◆ **Directive**
Reproduce all the entries exactly and keep the pictures out.

** Begin Dataset rows **

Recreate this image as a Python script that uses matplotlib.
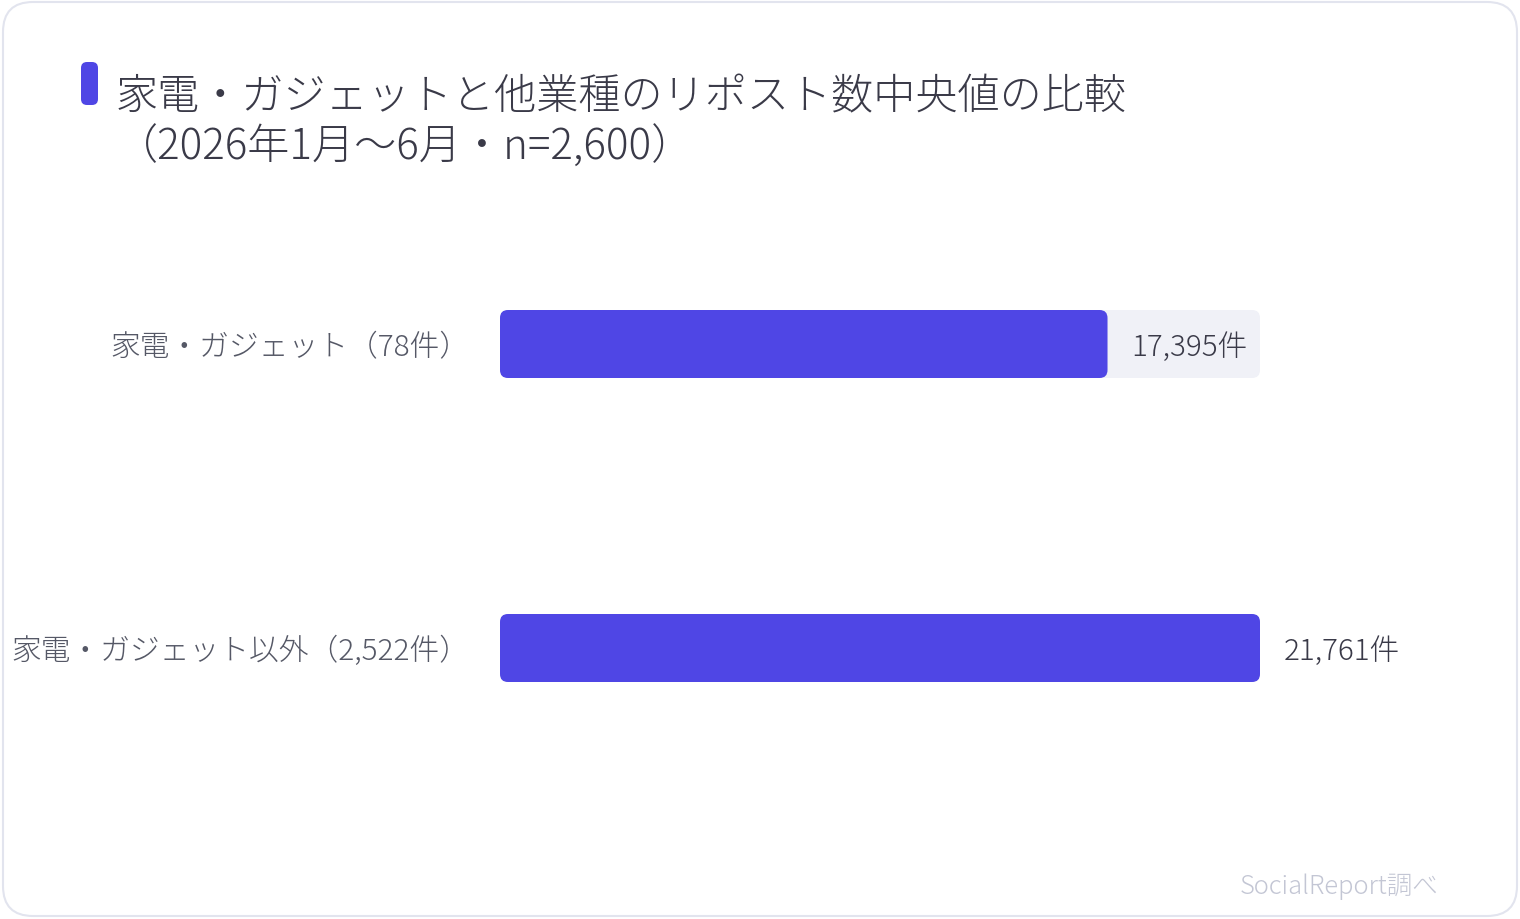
import matplotlib.pyplot as plt
from matplotlib.patches import FancyBboxPatch

plt.rcParams["font.family"] = ["Noto Sans CJK JP", "DejaVu Sans"]

categories = ["家電・ガジェット（78件）", "家電・ガジェット以外（2,522件）"]
medians = [17395, 21761]
value_labels = ["17,395件", "21,761件"]
title = "家電・ガジェットと他業種のリポスト数中央値の比較\n（2026年1月〜6月・n=2,600）"
source = "SocialReport調べ"

ACCENT = "#4f46e5"
TRACK = "#f0f1f7"
TEXT = "#3a3a48"
W, H = 1520, 920

fig = plt.figure(figsize=(W / 100, H / 100), dpi=100)

# background card + decorations in pixel coordinates
bg = fig.add_axes([0, 0, 1, 1])
bg.set_xlim(0, W)
bg.set_ylim(H, 0)
bg.axis("off")
bg.add_patch(FancyBboxPatch((3, 3), W - 6, H - 6,
                            boxstyle="round,pad=0,rounding_size=30",
                            fc="white", ec="#e2e4ee", lw=1.5))
bg.add_patch(FancyBboxPatch((81, 63), 17, 43,
                            boxstyle="round,pad=0,rounding_size=6",
                            fc=ACCENT, ec="none"))
bg.text(116, 123, title, fontsize=30.3, color=TEXT, va="center", ha="left",
        linespacing=1.2, fontweight="light")
bg.text(1438, 887, source, fontsize=18.4, color="#c3c6d4", ha="right",
        va="center", fontweight="light")

# bar area: x 500..1260 px, rows centred at 345 and 649 px
left, right, top, bottom = 500, 1260, 193, 801
ax = fig.add_axes([left / W, 1 - bottom / H, (right - left) / W, (bottom - top) / H])
xmax = max(medians)
ax.set_xlim(0, xmax)
ax.set_ylim(len(categories) - 0.5, -0.5)
ax.axis("off")

bar_h = 68 / 304
px_x = xmax / (right - left)
px_y = 1 / 304
rs = 8 * px_x
aspect = px_y / px_x

bars = ax.barh(range(len(categories)), medians, height=bar_h, color="none")
for i, (b, val, lab, cat) in enumerate(zip(bars, medians, value_labels, categories)):
    y0 = b.get_y()
    # track
    ax.add_patch(FancyBboxPatch((0, y0), xmax, bar_h,
                                boxstyle=f"round,pad=0,rounding_size={rs}",
                                mutation_aspect=aspect, fc=TRACK, ec="none"))
    ax.add_patch(FancyBboxPatch((0, y0), val, bar_h,
                                boxstyle=f"round,pad=0,rounding_size={rs}",
                                mutation_aspect=aspect, fc=ACCENT, ec="none"))
    ax.text(val + 24 * px_x, i + 2.5 * px_y, lab, fontsize=21.3, color=TEXT,
            va="center", ha="left", fontweight="light")
    ax.text(-31 * px_x, i + 2.5 * px_y, cat, fontsize=21.4, color="#555866",
            va="center", ha="right", fontweight="light", clip_on=False)

fig.savefig("out.png", dpi=100)
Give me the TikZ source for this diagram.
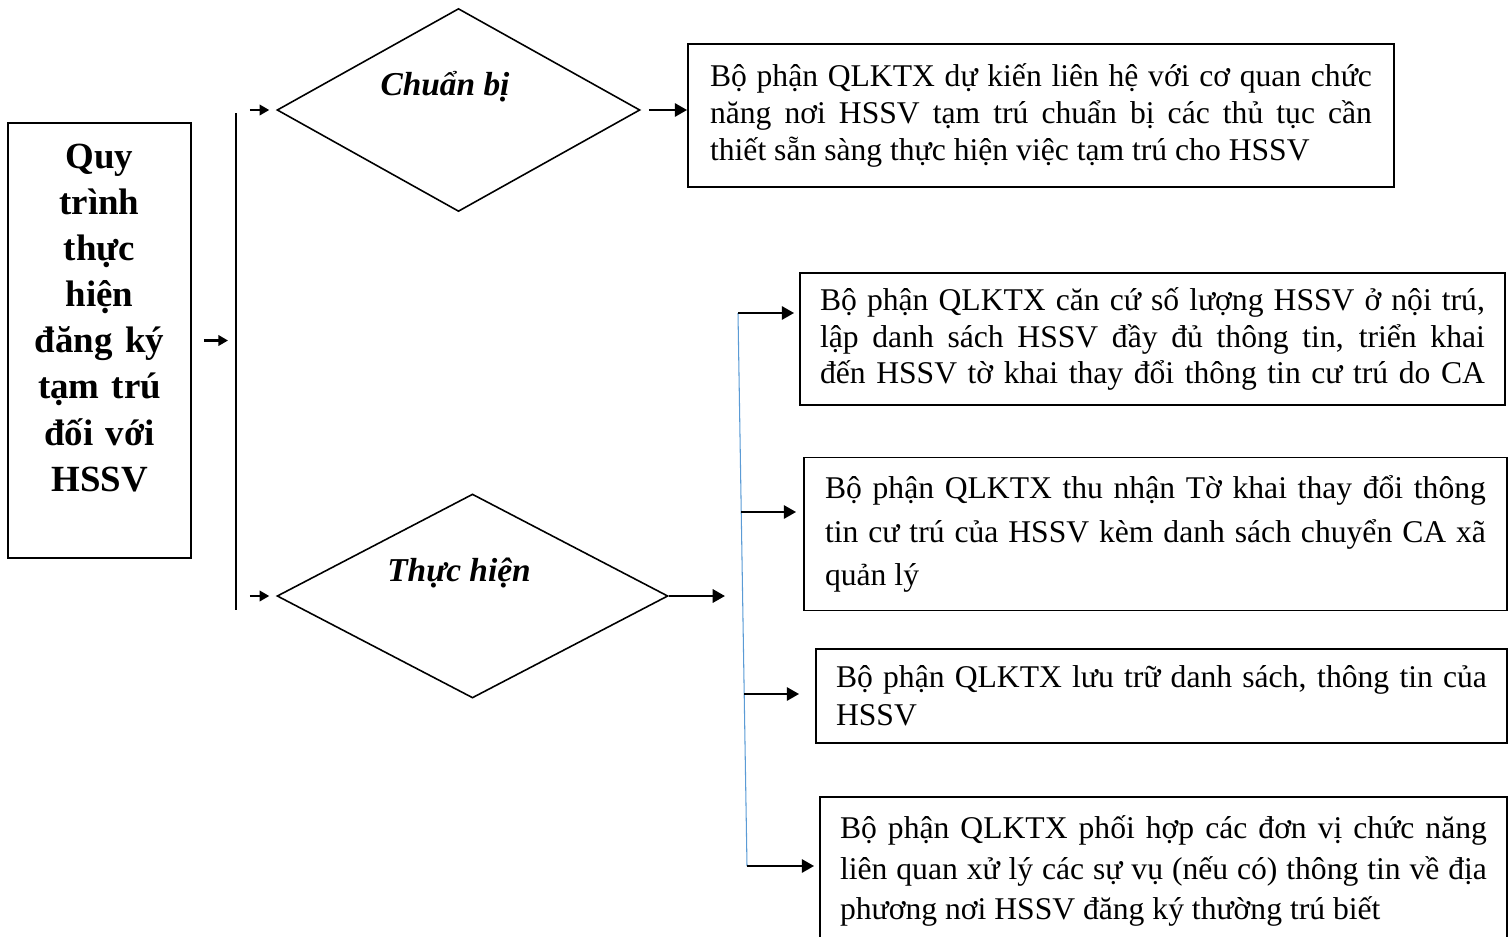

** End Dataset rows **

◆ **Answer to the task**
Recreate this image as a Python script that uses matplotlib.
import matplotlib.pyplot as plt
from matplotlib.patches import FancyBboxPatch

plt.rcParams["font.family"] = ["Noto Sans CJK JP", "DejaVu Sans"]

categories = ["家電・ガジェット（78件）", "家電・ガジェット以外（2,522件）"]
medians = [17395, 21761]
value_labels = ["17,395件", "21,761件"]
title = "家電・ガジェットと他業種のリポスト数中央値の比較\n（2026年1月〜6月・n=2,600）"
source = "SocialReport調べ"

ACCENT = "#4f46e5"
TRACK = "#f0f1f7"
TEXT = "#3a3a48"
W, H = 1520, 920

fig = plt.figure(figsize=(W / 100, H / 100), dpi=100)

# background card + decorations in pixel coordinates
bg = fig.add_axes([0, 0, 1, 1])
bg.set_xlim(0, W)
bg.set_ylim(H, 0)
bg.axis("off")
bg.add_patch(FancyBboxPatch((3, 3), W - 6, H - 6,
                            boxstyle="round,pad=0,rounding_size=30",
                            fc="white", ec="#e2e4ee", lw=1.5))
bg.add_patch(FancyBboxPatch((81, 63), 17, 43,
                            boxstyle="round,pad=0,rounding_size=6",
                            fc=ACCENT, ec="none"))
bg.text(116, 123, title, fontsize=30.3, color=TEXT, va="center", ha="left",
        linespacing=1.2, fontweight="light")
bg.text(1438, 887, source, fontsize=18.4, color="#c3c6d4", ha="right",
        va="center", fontweight="light")

# bar area: x 500..1260 px, rows centred at 345 and 649 px
left, right, top, bottom = 500, 1260, 193, 801
ax = fig.add_axes([left / W, 1 - bottom / H, (right - left) / W, (bottom - top) / H])
xmax = max(medians)
ax.set_xlim(0, xmax)
ax.set_ylim(len(categories) - 0.5, -0.5)
ax.axis("off")

bar_h = 68 / 304
px_x = xmax / (right - left)
px_y = 1 / 304
rs = 8 * px_x
aspect = px_y / px_x

bars = ax.barh(range(len(categories)), medians, height=bar_h, color="none")
for i, (b, val, lab, cat) in enumerate(zip(bars, medians, value_labels, categories)):
    y0 = b.get_y()
    # track
    ax.add_patch(FancyBboxPatch((0, y0), xmax, bar_h,
                                boxstyle=f"round,pad=0,rounding_size={rs}",
                                mutation_aspect=aspect, fc=TRACK, ec="none"))
    ax.add_patch(FancyBboxPatch((0, y0), val, bar_h,
                                boxstyle=f"round,pad=0,rounding_size={rs}",
                                mutation_aspect=aspect, fc=ACCENT, ec="none"))
    ax.text(val + 24 * px_x, i + 2.5 * px_y, lab, fontsize=21.3, color=TEXT,
            va="center", ha="left", fontweight="light")
    ax.text(-31 * px_x, i + 2.5 * px_y, cat, fontsize=21.4, color="#555866",
            va="center", ha="right", fontweight="light", clip_on=False)

fig.savefig("out.png", dpi=100)
Give me the TikZ source for this diagram.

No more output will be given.